The Lord ascended with His glorified and wounded body.  Those wounds did not compromise His divinity or holiness, of course.  Indeed, it was through them that He conquered death and made clear that He is the Son of God and the Savior of the world.  And our wounds, no matter what they are, do not shut us out of the Kingdom.  We must, however, offer those wounds to Him, opening them to the healing light of His gracious divine energies.  When they are the results of our sins, we must confess and repent in humility.  When they are not, we must learn to make them points of contact for ascending with Christ in holiness.  That requires that we learn to see what our wounds reveal about our lives, our relationships, and our world, no matter how difficult that is.   We then can make them entrances into heavenly glory when they become opportunities to grow in “love, joy, peace, longsuffering, kindness, goodness, faithfulness, gentleness, and self-control.” (Gal. 5:22-23) By offering even our darkest struggles to the Lord, we will ascend with Him to personal participation in His healing of our humanity.   

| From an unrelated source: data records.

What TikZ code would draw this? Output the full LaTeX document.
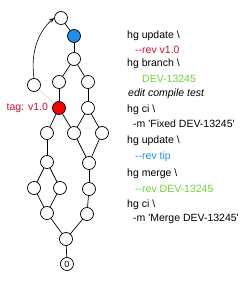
\documentclass[tikz,border=0pt]{standalone}
\usepackage{fontspec}
\setmainfont{Liberation Sans}[Ligatures=TeXOff]
\usepackage{tikz}
\usetikzlibrary{arrows.meta,positioning}
\definecolor{TagRed}{HTML}{C8102E}
\definecolor{NodeRed}{HTML}{FF0000}
\definecolor{TipBlue}{HTML}{1E8FEA}
\definecolor{BranchGreen}{HTML}{6FD03A}
\definecolor{Faint}{HTML}{CDEBC0}
\tikzset{
  commit/.style={circle,draw=black,line width=0.7pt,fill=white,minimum size=13pt,inner sep=0pt},
  commitred/.style={commit,fill=NodeRed},
  commitblue/.style={commit,fill=TipBlue},
  link/.style={line width=0.7pt,draw=black},
  cmd/.style={anchor=west,inner sep=0pt,font=\fontsize{10.5}{12}\selectfont,text=black},
  flag/.style={cmd,text=TagRed},
  arrow/.style={-{Stealth[length=5pt,width=4pt]},line width=0.6pt,draw=black}
}

\begin{document}
\begin{tikzpicture}[x=1pt,y=-1pt]
\useasboundingbox (0,0) rectangle (241,281);
% history graph
\node[commit] (top) at (61,18) {};
\node[commitblue] (tip) at (74,36) {};
\node[commit] (a) at (74,59) {};
\node[commit] (bl) at (59,82) {};
\node[commit] (br) at (88,82) {};
\node[commit] (side) at (34,85) {};
\node[commitred] (v10) at (59,108) {};
\node[commit] (c) at (88,108) {};
\node[commit] (d1) at (47,133) {};
\node[commit] (d2) at (74,133) {};
\node[commit] (d3) at (102,133) {};
\node[commit] (e1) at (47,162) {};
\node[commit] (e2) at (89,163) {};
\node[commit] (f1) at (34,188) {};
\node[commit] (f2) at (60,188) {};
\node[commit] (f3) at (89,189) {};
\node[commit] (g1) at (47,213) {};
\node[commit] (g2) at (87,214) {};
\node[commit] (h) at (66,239) {};
\node[commit,font=\fontsize{9}{9}\selectfont] (root) at (67,264) {0};
\node[flag,anchor=east,left=4pt of v10] (tag) {tag: v1.0};
\draw[link] (top)--(tip);\draw[link] (tip)--(a);
\draw[link] (a)--(bl);\draw[link] (a)--(br);
\draw[link] (bl)--(v10);\draw[link] (br)--(c);
\draw[link] (v10)--(d1);\draw[link] (v10)--(d2);
\draw[link] (c)--(d2);\draw[link] (c)--(d3);
\draw[link] (d1)--(e1);\draw[link] (d2)--(e2);\draw[link] (d3)--(e2);
\draw[link] (e1)--(f1);\draw[link] (e1)--(f2);\draw[link] (e2)--(f3);
\draw[link] (f1)--(g1);\draw[link] (f2)--(g1);\draw[link] (f3)--(g2);
\draw[link] (g1)--(h);\draw[link] (g2)--(h);\draw[link] (h)--(root);
\draw[line width=0.7pt,Faint] (side)--(v10);
\draw[arrow] (side.north) .. controls (30,50) and (40,30) .. (top.west);
% commands
\node[cmd] (l1) at (127,36) {hg update \textbackslash};
\node[flag] (l2) at (135,50) {--rev v1.0};
\node[cmd] (l3) at (127,64) {hg branch \textbackslash};
\node[cmd,text=BranchGreen] (l4) at (142,79) {DEV-13245};
\node[cmd,font=\fontsize{10.5}{12}\selectfont\itshape] (l5) at (128,94) {edit compile test};
\node[cmd] (l6) at (127,110) {hg ci \textbackslash};
\node[cmd] (l7) at (133,124) {-m 'Fixed DEV-13245'};
\node[cmd] (l8) at (127,141) {hg update \textbackslash};
\node[cmd,text=TipBlue] (l9) at (135,157) {--rev tip};
\node[cmd] (l10) at (127,174) {hg merge \textbackslash};
\node[cmd,text=BranchGreen] (l11) at (135,189) {--rev DEV-13245};
\node[cmd] (l12) at (127,205) {hg ci \textbackslash};
\node[cmd] (l13) at (133,219) {-m 'Merge DEV-13245'};
\end{tikzpicture}
\end{document}
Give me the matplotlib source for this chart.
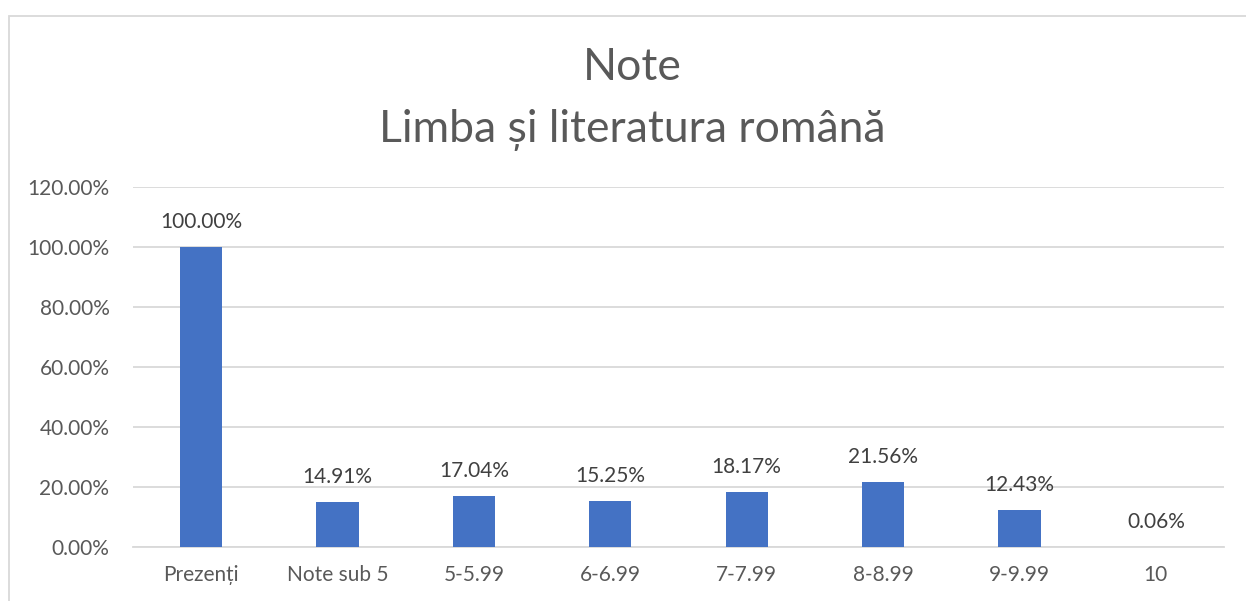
import matplotlib
matplotlib.use("Agg")
import matplotlib.pyplot as plt
from matplotlib.patches import Rectangle

plt.rcParams['font.family'] = ['Lato', 'DejaVu Sans']

categories = ['Prezenți', 'Note sub 5', '5-5.99', '6-6.99', '7-7.99', '8-8.99', '9-9.99', '10']
values = [100.00, 14.91, 17.04, 15.25, 18.17, 21.56, 12.43, 0.06]
yticks = [0, 20, 40, 60, 80, 100, 120]

text_col = '#595959'
bar_col = '#4472C4'
grid_col = '#D9D9D9'

W, H = 1246, 601
fig = plt.figure(figsize=(W / 100, H / 100), dpi=100)
ax = fig.add_axes([133 / W, (H - 547) / H, 1091 / W, 360 / H])

x = range(len(categories))
ax.bar(x, values, width=0.31, color=bar_col, zorder=3)
for xi, v in zip(x, values):
    ax.annotate('{:.2f}%'.format(v), xy=(xi, v), xytext=(0, 18), textcoords='offset points',
                ha='center', va='center', fontsize=15, color='#404040')

ax.set_xlim(-0.5, len(categories) - 0.5)
ax.set_ylim(0, 120)
ax.set_yticks(yticks)
ax.set_yticklabels(['{:.2f}%'.format(t) for t in yticks])
ax.set_xticks(list(x))
ax.set_xticklabels(categories)
ax.tick_params(axis='both', length=0, labelsize=15, labelcolor=text_col)
ax.tick_params(axis='y', pad=17)
ax.tick_params(axis='x', pad=13)
ax.grid(axis='y', color=grid_col, linewidth=1.3, zorder=0)
for s in ['top', 'right', 'left']:
    ax.spines[s].set_visible(False)
ax.spines['bottom'].set_color(grid_col)
ax.spines['bottom'].set_linewidth(1.3)

fig.text(632 / W, 1 - 68 / H, 'Note', ha='center', va='center', fontsize=32, color=text_col)
fig.text(632 / W, 1 - 130 / H, 'Limba și literatura română', ha='center', va='center',
         fontsize=32, color=text_col)

# chart border
fig.patches.append(Rectangle((9 / W, -0.1), 1.2, 1 - 16 / H + 0.1, transform=fig.transFigure,
                             fill=False, edgecolor='#D9D9D9', linewidth=1.3))

fig.savefig('out.png', dpi=100)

The same is true of our common life in the Church.  We will provide no credible witness to our neighbors if we do not visibly manifest a life of holiness that stands in stark contrast to the corrupt ways of a world enslaved to the fear of death.  We will not be able to speak of the Ascension with integrity unless we, as a community, become a living icon of loving union in Christ such that we are one in righteousness.  Both as a community and as particular people, we must be on guard against anything in our lives that distracts us from strengthening the Church as a sign that Christ has ascended and really does enable us all to rise up with Him into the life of heaven.  Anything that would hold us back from that high vision has no place in our lives, individually or collectively.  The more that we live out our unity in pursuing such a life, the more integrity we will have in inviting friends, neighbors, and strangers to join us as we enter in each Divine Liturgy into the heavenly banquet.  If we do not display the joy of the Ascension in our own lives each day, then we are very poor witnesses to the fullness of the Orthodox Christian faith.  The world already has enough religious organizations that do little more than help people feel better about themselves as they cope with life’s problems.  We must be something very different.  

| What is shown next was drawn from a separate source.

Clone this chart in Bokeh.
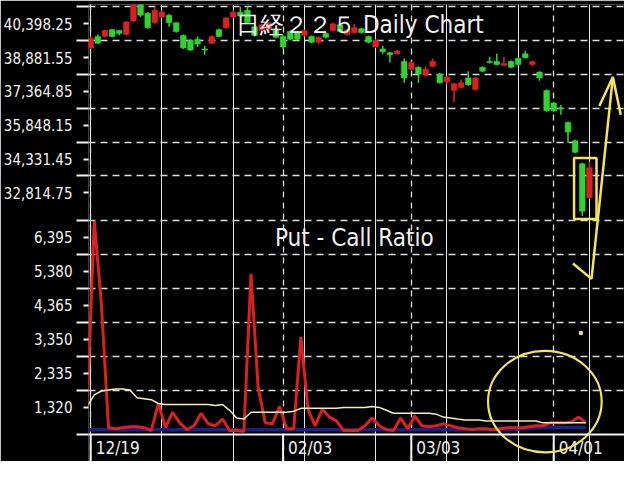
from bokeh.plotting import figure
from bokeh.models import Range1d, FixedTicker, ColumnDataSource, Span, Grid
from bokeh.core.properties import value
from bokeh.transform import dodge
from bokeh.embed import file_html
from bokeh.resources import INLINE

FONT = "Liberation Sans Narrow, DejaVu Sans Condensed, Liberation Sans"

# ---------------- data ----------------
# Nikkei 225 daily candles, trading-day index 0 = 12/19
c_open = [39315, 39835, 39835, 40138, 40095, 39922, 40528, 41395, 40875, 40442,
          40702, 40788, 40442, 39878, 39662, 39705, 39272, 39532, 40138, 40225,
          40702, 40918, 41005, 40268, 40095, 40138, 40138, 39835, 40052, 40008,
          39878, 39835, 39575, 39965, 40095, 40355, 39922, 40008, 40182, 39835,
          39358, 39272, 39098, 39055, 38708, 38362, 38448, 38102, 38492, 38145,
          37798, 37408, 37538, 37972, 37452, 38448, 38708, 38708, 38535, 38708,
          38838, 39055, 38578, 38232, 37408, 36845, 36628, 35978, 35155, 34118,
          32602]
c_high = [39835, 39922, 40138, 40182, 40138, 40528, 41600, 41482, 40918, 41178,
          41005, 40832, 40485, 39922, 39705, 39835, 39402, 39878, 40182, 40702,
          41005, 41178, 41178, 40312, 40398, 40485, 40182, 39878, 40095, 40052,
          40138, 39878, 39835, 40008, 40442, 40398, 40182, 40398, 40225, 39878,
          39705, 39402, 39142, 39228, 38838, 38708, 38492, 38492, 38838, 38188,
          38058, 37755, 37885, 38275, 38015, 38492, 38925, 39055, 38925, 38752,
          38882, 39185, 38752, 38275, 37452, 36888, 36758, 36022, 35198, 34162,
          34205]
c_low = [39272, 39488, 39792, 39792, 39878, 39878, 40485, 40702, 40182, 40398,
         40658, 40268, 40008, 39272, 39185, 39358, 39012, 39488, 39792, 40182,
         40658, 40702, 40398, 39835, 40052, 40095, 39748, 39272, 39662, 39662,
         39835, 39532, 39488, 39748, 40052, 40008, 39878, 39965, 39965, 39532,
         39315, 39055, 38665, 39012, 37755, 38318, 37755, 38058, 38448, 37712,
         37668, 36888, 37495, 37625, 37408, 38232, 38622, 38535, 38492, 38405,
         38535, 38838, 38492, 37842, 36455, 36455, 36325, 35068, 34595, 31778,
         32558]
c_close = [39748, 39532, 40095, 39835, 39965, 40485, 41525, 40788, 40225, 41005,
           40918, 40442, 40052, 39315, 39228, 39488, 39228, 39835, 39835, 40658,
           40918, 40745, 40442, 39878, 40355, 40442, 39792, 39358, 39705, 39705,
           40095, 39575, 39792, 39792, 40398, 40052, 40138, 40225, 40008, 39575,
           39662, 39142, 39012, 39185, 37972, 38665, 38145, 38362, 38708, 37755,
           38015, 37712, 37755, 37668, 37972, 38275, 38665, 38578, 38622, 38448,
           38578, 38882, 38708, 37972, 36498, 36498, 36585, 35545, 34638, 31995,
           33945]

date_idx = [0, 27, 45, 65]
date_labels = ["12/19", "02/03", "03/03", "04/01"]

price_ticks = [32814.75, 34331.45, 35848.15, 37364.85, 38881.55, 40398.25]
price_tick_labels = ["32,814.75", "34,331.45", "35,848.15", "37,364.85", "38,881.55", "40,398.25"]
pcr_ticks = [1320, 2335, 3350, 4365, 5380, 6395]
pcr_tick_labels = ["1,320", "2,335", "3,350", "4,365", "5,380", "6,395"]

# Put-Call ratio panel, day index -1 .. 69
pcr_days = list(range(-1, 70))
pcr_ratio = [1349, 6886, 4400, 715, 686, 715, 744, 744, 715, 629,
             1436, 715, 1176, 859, 657, 772, 1147, 830, 772, 974,
             629, 629, 600, 5300, 1926, 859, 830, 1349, 686, 686,
             3426, 1263, 772, 1263, 1032, 917, 629, 629, 629, 772,
             1003, 772, 657, 629, 1003, 686, 1061, 772, 744, 772,
             830, 772, 715, 686, 657, 686, 686, 657, 686, 715,
             715, 715, 744, 772, 772, 859, 859, 859, 888, 1032,
             859]
pcr_avg = [1349, 1695, 1811, 1840, 1868, 1868, 1840, 1609, 1580, 1551,
           1436, 1407, 1407, 1407, 1407, 1407, 1407, 1407, 1378, 1407,
           1234, 1003, 974, 1176, 1176, 1176, 1176, 1176, 1176, 1205,
           1292, 1292, 1292, 1292, 1292, 1292, 1320, 1320, 1320, 1320,
           1349, 1320, 1234, 1147, 1147, 1147, 1147, 1147, 1147, 1119,
           1032, 1003, 974, 946, 946, 946, 917, 917, 917, 917,
           917, 917, 917, 917, 859, 859, 859, 859, 859, 859,
           859]
pcr_base = [650, 650, 655, 650, 650, 645, 650, 650, 655, 650,
            650, 650, 645, 650, 650, 650, 655, 650, 650, 650,
            645, 650, 650, 650, 655, 650, 650, 650, 645, 650,
            650, 650, 655, 650, 650, 650, 645, 650, 650, 650,
            655, 650, 650, 650, 645, 650, 650, 650, 655, 650,
            650, 650, 645, 650, 650, 650, 655, 650, 650, 650,
            660, 680, 700, 715, 715, 715, 720, 720, 720, 720,
            720]

# hand-drawn annotations (index, value)
box_days = [69, 70]
arrow_x = [67.7, 70.3, 73.3]
arrow_y = [29652, 28958, 38015]
head_x = [71.4, 73.3, 74.4]
head_y = [36715, 38015, 36325]
ring_x, ring_y, ring_w, ring_h = 63.75, 1494, 15.95, 3028
dot_x, dot_y = [68.8], [26531]

# ---------------- scales ----------------
X_RANGE = (-0.31, 74.93)
PRICE_RANGE = (20768, 41265)
PCR_RANGE = (-294, 13345)
PCR_FLOOR = 513


def pcr_to_price(q):
    return PRICE_RANGE[0] + (q - PCR_RANGE[0]) * (PRICE_RANGE[1] - PRICE_RANGE[0]) / (PCR_RANGE[1] - PCR_RANGE[0])


price_step = price_ticks[1] - price_ticks[0]
pcr_step = pcr_ticks[1] - pcr_ticks[0]
price_grid = [t + price_step / 2 for t in price_ticks]
pcr_grid = [t + pcr_step / 2 for t in pcr_ticks]

major = list(price_ticks) + [round(pcr_to_price(q), 4) for q in pcr_ticks]
labels = price_tick_labels + pcr_tick_labels
grid_vals = price_grid + [round(pcr_to_price(g), 4) for g in pcr_grid]
minor = grid_vals + [round(pcr_to_price(PCR_FLOOR), 4)]

WHITE = "#f2f2f2"
GREEN = "#30d430"
RED = "#dc2020"
YELLOW = "#f3e45a"

p = figure(width=624, height=461, output_backend="svg", toolbar_location=None,
           x_range=Range1d(*X_RANGE), y_range=Range1d(*PRICE_RANGE),
           x_axis_location=None, min_border_left=85, min_border_right=0,
           min_border_top=4, min_border_bottom=0,
           background_fill_color="black", border_fill_color="black")
p.outline_line_color = None
p.extra_y_ranges = {"pcr": Range1d(*PCR_RANGE)}

ax = p.yaxis[0]
ax.ticker = FixedTicker(ticks=major, minor_ticks=minor)
ax.major_label_overrides = dict(zip(major, labels))
ax.axis_line_color = None
ax.major_tick_out = 5
ax.major_tick_in = 0
ax.major_tick_line_color = WHITE
ax.major_tick_line_width = 2
ax.minor_tick_out = 12
ax.minor_tick_in = 0
ax.minor_tick_line_color = WHITE
ax.minor_tick_line_width = 2
ax.major_label_standoff = 4
ax.major_label_text_color = WHITE
ax.major_label_text_font = FONT
ax.major_label_text_font_size = "15px"

p.ygrid.ticker = FixedTicker(ticks=grid_vals)
p.ygrid.grid_line_color = "#dcdcdc"
p.ygrid.grid_line_dash = "7 5"
p.ygrid.grid_line_width = 1.6

vgrid = Grid(dimension=0, ticker=FixedTicker(ticks=date_idx),
             grid_line_color="#dcdcdc", grid_line_dash="6 5", grid_line_width=1.3)
p.add_layout(vgrid)

# ---- candles ----
colors = [RED if c >= o else GREEN for o, c in zip(c_open, c_close)]
cs = ColumnDataSource(dict(idx=list(range(len(c_open))), open=c_open, high=c_high,
                           low=c_low, close=c_close, color=colors))
p.segment(x0="idx", y0="high", x1="idx", y1="low", line_color="color", line_width=1.5, source=cs)
p.vbar(x="idx", width=0.8, top="open", bottom="close", fill_color="color",
       line_color="color", line_width=0.5, source=cs)

# ---- put/call ratio panel ----
ps = ColumnDataSource(dict(day=pcr_days, ratio=pcr_ratio, avg=pcr_avg, base=pcr_base))
xd = dodge("day", 0.5, range=p.x_range)
p.line(x=xd, y="base", source=ps, y_range_name="pcr", line_color="#18208a", line_width=3.5)
p.line(x=xd, y="ratio", source=ps, y_range_name="pcr", line_color=RED, line_width=3)
p.line(x=xd, y="avg", source=ps, y_range_name="pcr", line_color="#f5f0b0", line_width=1.5)

# bottom axis line, date separators and labels
p.add_layout(Span(location=PCR_FLOOR, dimension="width", y_range_name="pcr",
                  line_color=WHITE, line_width=2))
p.segment(x0=date_idx, x1=date_idx, y0=[PCR_RANGE[0]] * len(date_idx),
          y1=[PCR_FLOOR] * len(date_idx), y_range_name="pcr",
          line_color=WHITE, line_width=2)
date_y = (PCR_RANGE[0] + PCR_FLOOR) / 2
p.text(x=date_idx, y=[date_y] * len(date_idx), text=date_labels, y_range_name="pcr",
       text_font=value(FONT), text_font_size=value("17px"), text_color=WHITE,
       text_align="left", text_baseline="middle", x_offset=5)

# titles
p.text(x=[20.4], y=[40355], text=["日経２２５ Daily Chart"], text_font=value(FONT),
       text_font_size=value("24px"), text_color=WHITE, text_align="left",
       text_baseline="middle")
p.text(x=[25.86], y=[6367], text=["Put - Call Ratio"], y_range_name="pcr",
       text_font=value(FONT), text_font_size=value("24px"), text_color=WHITE,
       text_align="left", text_baseline="middle")

# ---- yellow annotations ----
b_hi = max(c_high[d] for d in box_days)
b_lo = min(c_low[d] for d in box_days)
p.quad(left=[box_days[0] - 1.15], right=[box_days[-1] + 1.0], top=[b_hi + 170],
       bottom=[b_lo - 130], fill_color=None, line_color=YELLOW, line_width=2.5)
p.line(arrow_x, arrow_y, line_color=YELLOW, line_width=2.5)
p.line(head_x, head_y, line_color=YELLOW, line_width=2.5)
p.ellipse(x=[ring_x], y=[ring_y], width=[ring_w], height=[ring_h], y_range_name="pcr",
          fill_color=None, line_color=YELLOW, line_width=2.2)
p.scatter(dot_x, dot_y, marker="square", size=3, color=YELLOW)

open("out.html", "w").write(file_html(p, INLINE))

Contrary to what many people in our culture think, the mission of the Church is not to provide us a means of escaping the world and its problems.  It is not to distract us for a couple of hours each week from our challenges or to make us think that they are somehow not real.  It is not to work us up into an emotional state that helps us feel better about ourselves.  Instead, the Body of Christ is to be a brilliant icon of what happens when this world, and its inhabitants with all their wounds, enters into heavenly glory.  Anything less is a failure to manifest in our common life the communion of love shared by the Holy Trinity. So let us all offer every aspect of our lives to our Lord Who has ascended in glory so that we may participate fully by grace in the joy that He shares eternally with His Unoriginate Father and the All-Holy and Good and Life-Giving Spirit, to Whom be all glory, laud, and honor, both now and ever, and unto ages of ages. Amen.